En mars 1924, Eluard vivait une crise personnelle : le ménage à trois qu’il formait avec sa femme et Max Ernst depuis deux ans était de plus en plus complexe à assumer.  Sa femme bien-aimée Gala, se détournait de lui et s’il pouvait supporter la partager avec Max Ernst, il ne voulait pas être laissé pour compte. Il publia alors “Mourir de ne pas mourir” comme une œuvre-testament et organisa une dramatique fuite de l’autre côté du globe, dans le Pacifique, en ne prévenant personne, pas même son proche ami Breton. La seule confidente fut Gala. Il l’autorisa à vendre leur collection pour récupérer un peu d’argent. Elle sélectionna seulement les œuvres les plus facilement ‘vendables’ (soixante-trois au total). Jean-Charles Gateau, le biographe d’Eluard, révéla que leur collection, au moins en ce qui concernait les Chirico, était alors beaucoup plus importante. La copie du catalogue de la vente Eluard annoté par le commissaire-priseur Me Bellier ainsi que le procès-verbal permettent d’identifier des œuvres cubistes qui proviennent pour une large partie des ventes Uhde et Kahnweiler. Eluard était connu pour n’avoir enchéri que sur quelques œuvres, or sa propre collection inclut douze Picasso, deux Braque et quatre Gris. Parmi celles-ci le lot 51 Picasso, Le Verre (Museum Berggruen, Berlin) [Daix 689] qui fut alors acquis par les Noailles. Cette œuvre correspond exactement au lot 85 de la dernière vente Kahnweiler pour laquelle la provenance initiale Eluard n’était pas connue. La vente de juillet comprend également un papier collé et une peinture de Braque, et quatre peintures de Gris, qui ont toutes été identifiées par Douglas Cooper comme venant de la quatrième vente Kahnweiler. Les œuvres de Gris ont été vendues à des prix moins élevés que ses contemporains mais leur valeur est tout de même doublée entre les quelques mois qui séparent les ventes aux enchères de Kahnweiler et d’Eluard. 

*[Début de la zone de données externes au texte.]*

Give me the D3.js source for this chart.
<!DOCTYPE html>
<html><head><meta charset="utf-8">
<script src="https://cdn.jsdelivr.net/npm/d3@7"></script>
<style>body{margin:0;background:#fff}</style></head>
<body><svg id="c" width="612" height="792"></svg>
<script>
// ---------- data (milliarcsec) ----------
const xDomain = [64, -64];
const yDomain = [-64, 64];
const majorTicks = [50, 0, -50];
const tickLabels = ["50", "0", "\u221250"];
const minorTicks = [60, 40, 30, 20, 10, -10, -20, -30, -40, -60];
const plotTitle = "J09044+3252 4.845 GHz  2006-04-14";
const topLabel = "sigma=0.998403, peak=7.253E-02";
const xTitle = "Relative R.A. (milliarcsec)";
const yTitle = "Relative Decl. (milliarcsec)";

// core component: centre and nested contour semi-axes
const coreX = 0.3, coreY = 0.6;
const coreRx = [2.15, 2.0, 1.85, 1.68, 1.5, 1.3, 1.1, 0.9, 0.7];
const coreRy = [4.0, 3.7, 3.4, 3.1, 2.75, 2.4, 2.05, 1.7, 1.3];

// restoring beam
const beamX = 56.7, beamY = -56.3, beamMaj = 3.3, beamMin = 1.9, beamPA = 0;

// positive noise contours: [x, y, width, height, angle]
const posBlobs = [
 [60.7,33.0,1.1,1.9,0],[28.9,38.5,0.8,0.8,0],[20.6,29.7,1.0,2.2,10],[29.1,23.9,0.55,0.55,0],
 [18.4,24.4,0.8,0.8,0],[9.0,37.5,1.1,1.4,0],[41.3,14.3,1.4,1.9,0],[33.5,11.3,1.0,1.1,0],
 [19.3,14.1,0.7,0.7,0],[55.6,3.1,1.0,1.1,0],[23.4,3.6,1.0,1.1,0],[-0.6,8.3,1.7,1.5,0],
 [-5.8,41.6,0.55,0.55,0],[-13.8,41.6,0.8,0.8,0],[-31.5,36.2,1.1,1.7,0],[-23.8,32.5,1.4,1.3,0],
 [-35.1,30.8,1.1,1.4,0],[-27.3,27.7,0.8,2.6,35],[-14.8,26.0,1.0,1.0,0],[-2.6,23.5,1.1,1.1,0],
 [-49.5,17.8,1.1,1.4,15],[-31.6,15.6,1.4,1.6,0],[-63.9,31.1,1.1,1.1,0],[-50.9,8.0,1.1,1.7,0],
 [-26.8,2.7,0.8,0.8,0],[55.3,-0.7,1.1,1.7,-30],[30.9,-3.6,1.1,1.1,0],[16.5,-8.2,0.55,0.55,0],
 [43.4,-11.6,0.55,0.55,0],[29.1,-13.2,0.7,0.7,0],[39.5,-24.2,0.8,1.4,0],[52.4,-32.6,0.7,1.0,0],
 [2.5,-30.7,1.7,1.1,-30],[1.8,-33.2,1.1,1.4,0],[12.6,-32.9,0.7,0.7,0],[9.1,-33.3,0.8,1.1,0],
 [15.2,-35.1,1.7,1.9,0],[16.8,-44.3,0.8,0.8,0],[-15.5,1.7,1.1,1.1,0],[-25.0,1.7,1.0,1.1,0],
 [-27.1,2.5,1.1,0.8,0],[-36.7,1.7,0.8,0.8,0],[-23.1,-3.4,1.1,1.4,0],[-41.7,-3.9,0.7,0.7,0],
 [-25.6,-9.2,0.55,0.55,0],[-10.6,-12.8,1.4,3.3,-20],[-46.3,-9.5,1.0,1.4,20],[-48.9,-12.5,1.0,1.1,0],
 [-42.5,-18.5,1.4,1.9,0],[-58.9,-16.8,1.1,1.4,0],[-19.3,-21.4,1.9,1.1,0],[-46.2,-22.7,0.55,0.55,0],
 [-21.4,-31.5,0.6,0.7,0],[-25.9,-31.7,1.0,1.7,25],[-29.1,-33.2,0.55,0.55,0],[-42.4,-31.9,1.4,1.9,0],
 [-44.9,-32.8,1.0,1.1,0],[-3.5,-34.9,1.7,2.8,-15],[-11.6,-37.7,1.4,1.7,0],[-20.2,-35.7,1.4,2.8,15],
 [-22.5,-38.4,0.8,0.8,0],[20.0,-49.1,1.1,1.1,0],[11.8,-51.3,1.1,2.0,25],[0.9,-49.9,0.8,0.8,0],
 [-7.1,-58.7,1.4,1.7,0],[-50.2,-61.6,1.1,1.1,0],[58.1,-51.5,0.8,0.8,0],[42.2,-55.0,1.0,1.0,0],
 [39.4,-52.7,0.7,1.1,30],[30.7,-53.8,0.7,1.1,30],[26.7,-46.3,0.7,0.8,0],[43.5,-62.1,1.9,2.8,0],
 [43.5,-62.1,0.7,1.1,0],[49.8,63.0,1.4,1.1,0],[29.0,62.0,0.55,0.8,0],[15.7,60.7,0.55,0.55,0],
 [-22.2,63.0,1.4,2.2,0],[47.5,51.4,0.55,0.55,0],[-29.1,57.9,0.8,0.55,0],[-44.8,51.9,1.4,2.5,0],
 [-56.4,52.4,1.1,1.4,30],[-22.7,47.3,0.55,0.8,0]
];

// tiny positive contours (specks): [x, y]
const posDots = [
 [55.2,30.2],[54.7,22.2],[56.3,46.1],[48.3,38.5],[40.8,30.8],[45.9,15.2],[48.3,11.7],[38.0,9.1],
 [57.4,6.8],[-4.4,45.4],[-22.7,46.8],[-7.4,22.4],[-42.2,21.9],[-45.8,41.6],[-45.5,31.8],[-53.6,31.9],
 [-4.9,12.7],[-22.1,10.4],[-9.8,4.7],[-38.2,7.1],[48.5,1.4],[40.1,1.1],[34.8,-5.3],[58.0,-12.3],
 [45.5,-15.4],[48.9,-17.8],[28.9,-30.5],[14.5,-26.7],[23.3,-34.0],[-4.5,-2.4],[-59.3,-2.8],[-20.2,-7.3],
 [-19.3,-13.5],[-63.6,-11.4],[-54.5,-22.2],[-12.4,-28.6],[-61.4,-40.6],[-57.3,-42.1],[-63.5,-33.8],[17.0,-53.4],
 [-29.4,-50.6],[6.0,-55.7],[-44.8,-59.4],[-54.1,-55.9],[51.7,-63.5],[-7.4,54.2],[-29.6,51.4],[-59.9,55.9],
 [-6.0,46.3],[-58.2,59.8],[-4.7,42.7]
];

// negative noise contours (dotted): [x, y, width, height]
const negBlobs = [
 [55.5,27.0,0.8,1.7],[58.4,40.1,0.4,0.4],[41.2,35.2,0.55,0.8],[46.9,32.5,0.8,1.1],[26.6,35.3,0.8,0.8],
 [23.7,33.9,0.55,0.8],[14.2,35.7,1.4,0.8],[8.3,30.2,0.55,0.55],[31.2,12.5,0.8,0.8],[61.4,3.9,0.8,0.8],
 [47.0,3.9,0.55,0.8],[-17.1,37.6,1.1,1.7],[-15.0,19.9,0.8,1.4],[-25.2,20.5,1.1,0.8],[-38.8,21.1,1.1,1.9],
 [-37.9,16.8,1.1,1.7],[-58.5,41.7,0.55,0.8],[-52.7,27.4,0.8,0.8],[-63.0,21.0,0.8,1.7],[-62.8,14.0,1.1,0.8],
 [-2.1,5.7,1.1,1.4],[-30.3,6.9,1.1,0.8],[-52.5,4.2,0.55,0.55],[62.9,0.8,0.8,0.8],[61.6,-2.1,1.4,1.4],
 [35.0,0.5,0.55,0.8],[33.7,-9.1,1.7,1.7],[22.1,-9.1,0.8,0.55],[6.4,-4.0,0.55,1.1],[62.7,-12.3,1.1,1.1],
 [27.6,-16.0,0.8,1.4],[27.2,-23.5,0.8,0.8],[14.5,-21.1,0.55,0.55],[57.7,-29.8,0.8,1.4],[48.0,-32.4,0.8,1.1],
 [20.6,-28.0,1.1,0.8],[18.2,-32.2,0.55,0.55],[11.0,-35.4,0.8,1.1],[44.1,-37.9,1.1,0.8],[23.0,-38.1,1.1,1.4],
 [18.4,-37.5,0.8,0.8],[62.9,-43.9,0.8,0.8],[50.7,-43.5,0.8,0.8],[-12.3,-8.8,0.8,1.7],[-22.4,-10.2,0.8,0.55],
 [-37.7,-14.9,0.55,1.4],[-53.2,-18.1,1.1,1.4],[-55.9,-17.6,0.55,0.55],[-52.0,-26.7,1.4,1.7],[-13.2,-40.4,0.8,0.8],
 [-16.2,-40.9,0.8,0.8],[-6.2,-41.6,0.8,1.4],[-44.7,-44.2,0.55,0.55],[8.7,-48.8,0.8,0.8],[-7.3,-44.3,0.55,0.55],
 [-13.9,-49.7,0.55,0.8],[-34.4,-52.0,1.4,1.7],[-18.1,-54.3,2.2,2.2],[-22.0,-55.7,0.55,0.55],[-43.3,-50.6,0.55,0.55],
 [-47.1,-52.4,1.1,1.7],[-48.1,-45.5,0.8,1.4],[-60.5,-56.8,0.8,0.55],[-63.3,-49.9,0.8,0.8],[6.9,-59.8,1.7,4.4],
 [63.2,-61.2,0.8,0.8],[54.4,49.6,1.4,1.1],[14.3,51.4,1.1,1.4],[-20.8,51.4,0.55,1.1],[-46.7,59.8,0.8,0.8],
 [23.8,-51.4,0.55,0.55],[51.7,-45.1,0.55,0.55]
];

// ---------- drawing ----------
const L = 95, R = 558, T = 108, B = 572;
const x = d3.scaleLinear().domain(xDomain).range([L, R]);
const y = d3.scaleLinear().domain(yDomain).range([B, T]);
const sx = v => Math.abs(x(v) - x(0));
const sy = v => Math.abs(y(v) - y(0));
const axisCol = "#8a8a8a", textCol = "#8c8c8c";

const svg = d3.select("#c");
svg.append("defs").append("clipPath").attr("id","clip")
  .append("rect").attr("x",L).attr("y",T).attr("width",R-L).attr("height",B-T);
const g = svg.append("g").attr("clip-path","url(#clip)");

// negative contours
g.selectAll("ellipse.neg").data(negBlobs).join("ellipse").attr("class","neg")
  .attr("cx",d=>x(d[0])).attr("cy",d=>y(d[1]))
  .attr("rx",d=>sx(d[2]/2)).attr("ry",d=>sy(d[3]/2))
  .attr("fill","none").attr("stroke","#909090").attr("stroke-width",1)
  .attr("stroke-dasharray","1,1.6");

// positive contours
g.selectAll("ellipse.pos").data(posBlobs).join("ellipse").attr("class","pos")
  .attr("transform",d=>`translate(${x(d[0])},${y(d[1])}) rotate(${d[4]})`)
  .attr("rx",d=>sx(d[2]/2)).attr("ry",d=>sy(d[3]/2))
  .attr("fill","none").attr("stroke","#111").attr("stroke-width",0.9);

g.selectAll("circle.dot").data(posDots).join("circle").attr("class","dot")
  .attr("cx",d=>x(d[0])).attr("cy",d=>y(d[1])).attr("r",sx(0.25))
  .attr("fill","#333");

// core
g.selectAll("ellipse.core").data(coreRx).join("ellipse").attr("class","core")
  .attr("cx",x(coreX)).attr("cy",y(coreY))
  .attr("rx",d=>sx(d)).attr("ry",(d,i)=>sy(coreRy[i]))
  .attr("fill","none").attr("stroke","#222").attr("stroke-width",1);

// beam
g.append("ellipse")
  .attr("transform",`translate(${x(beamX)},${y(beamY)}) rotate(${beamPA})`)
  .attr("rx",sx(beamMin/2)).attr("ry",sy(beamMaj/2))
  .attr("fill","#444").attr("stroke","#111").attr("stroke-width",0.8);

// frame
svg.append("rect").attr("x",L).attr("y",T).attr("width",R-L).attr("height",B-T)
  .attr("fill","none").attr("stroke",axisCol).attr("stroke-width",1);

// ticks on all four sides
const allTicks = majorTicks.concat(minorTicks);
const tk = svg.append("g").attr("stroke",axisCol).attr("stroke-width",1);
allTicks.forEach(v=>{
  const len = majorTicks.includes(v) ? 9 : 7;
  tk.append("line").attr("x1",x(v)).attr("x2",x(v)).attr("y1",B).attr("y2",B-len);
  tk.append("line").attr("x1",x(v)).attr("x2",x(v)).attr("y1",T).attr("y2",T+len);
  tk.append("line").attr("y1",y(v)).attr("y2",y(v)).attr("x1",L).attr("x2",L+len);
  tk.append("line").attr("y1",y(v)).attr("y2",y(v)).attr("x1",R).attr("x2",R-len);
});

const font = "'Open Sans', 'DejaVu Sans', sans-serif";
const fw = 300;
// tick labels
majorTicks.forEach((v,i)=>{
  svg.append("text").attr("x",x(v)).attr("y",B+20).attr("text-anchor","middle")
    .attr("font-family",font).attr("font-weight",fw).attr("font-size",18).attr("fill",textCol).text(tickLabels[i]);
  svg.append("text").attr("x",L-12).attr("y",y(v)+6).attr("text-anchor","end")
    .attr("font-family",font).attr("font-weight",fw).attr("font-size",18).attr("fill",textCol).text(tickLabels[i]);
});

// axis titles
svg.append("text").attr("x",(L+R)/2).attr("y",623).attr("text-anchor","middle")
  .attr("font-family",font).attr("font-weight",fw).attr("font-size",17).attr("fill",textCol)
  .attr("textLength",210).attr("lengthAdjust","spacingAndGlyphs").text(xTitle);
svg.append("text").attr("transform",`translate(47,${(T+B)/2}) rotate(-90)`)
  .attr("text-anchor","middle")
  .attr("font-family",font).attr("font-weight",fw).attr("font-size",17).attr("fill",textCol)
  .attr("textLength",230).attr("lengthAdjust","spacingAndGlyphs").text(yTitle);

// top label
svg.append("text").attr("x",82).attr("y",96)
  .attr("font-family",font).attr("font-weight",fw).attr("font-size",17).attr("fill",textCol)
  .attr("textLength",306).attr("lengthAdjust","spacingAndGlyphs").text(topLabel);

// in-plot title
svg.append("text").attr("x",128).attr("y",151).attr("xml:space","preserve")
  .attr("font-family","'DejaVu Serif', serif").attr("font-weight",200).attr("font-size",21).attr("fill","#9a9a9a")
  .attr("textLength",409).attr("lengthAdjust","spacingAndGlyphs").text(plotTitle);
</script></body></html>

Eluard qui était absent lors des ventes de sa propre collection rentra finalement à Paris en septembre 1924 avec Gala qui l’avait rejoint à  Saigon ou à Singapour. Leur épargne avait été affaiblie par les dépenses de voyage et ils avaient perdu une large partie de leur collection. Cependant, Eluard repris rapidement ses activités de courtier. Des lettres de Simone Breton à Denise Levy révèlent qu’Eluard a encore des De Chirico à vendre en octobre et qu’il a acheté de nombreux lots à la vente de la collection du marchand Georges Aubry qui s’est tenue à l’Hôtel Drouot le 24 et 25 novembre 1924. La semaine suivante Simone écrivait à cousine : « Dis à Georges que tout a fait très cher à la vente Aubry et qu’Eluard a acheté tout ce qu’il y avait d’intéressant sauf les Matisse » (Lettres à Denise, 30 novembre 1924, p. 217). Cette vente comprenait environ 160 œuvres impressionnistes et modernes, parmi lesquelles 44 gravures, dessins et peinture par Picasso. Georges Aubry avait assisté aux ventes Kahnweiler et si nous ne pouvons pas identifier toutes les œuvres avec certitude, certaines proviennent du stock du marchand allemand.  Le procès-verbal de la vente Aubry révèle qu’Eluard a acheté dix dessins de Picasso et la seule peinture, le lot 158: Ma Jolie, 1914 [Daix 740]. Il acquit la nature morte de Picasso pour 6500 frs alors qu’Aubry l’avait achetée 1750 frs dans la dernière vente. Toutefois, cette œuvre était connue comme ayant ensuite appartenue à Jacques Doucet. Etant donné son prix important, Eluard l’a très probablement acheté pour le compte de Doucet ou lui a revendu rapidement.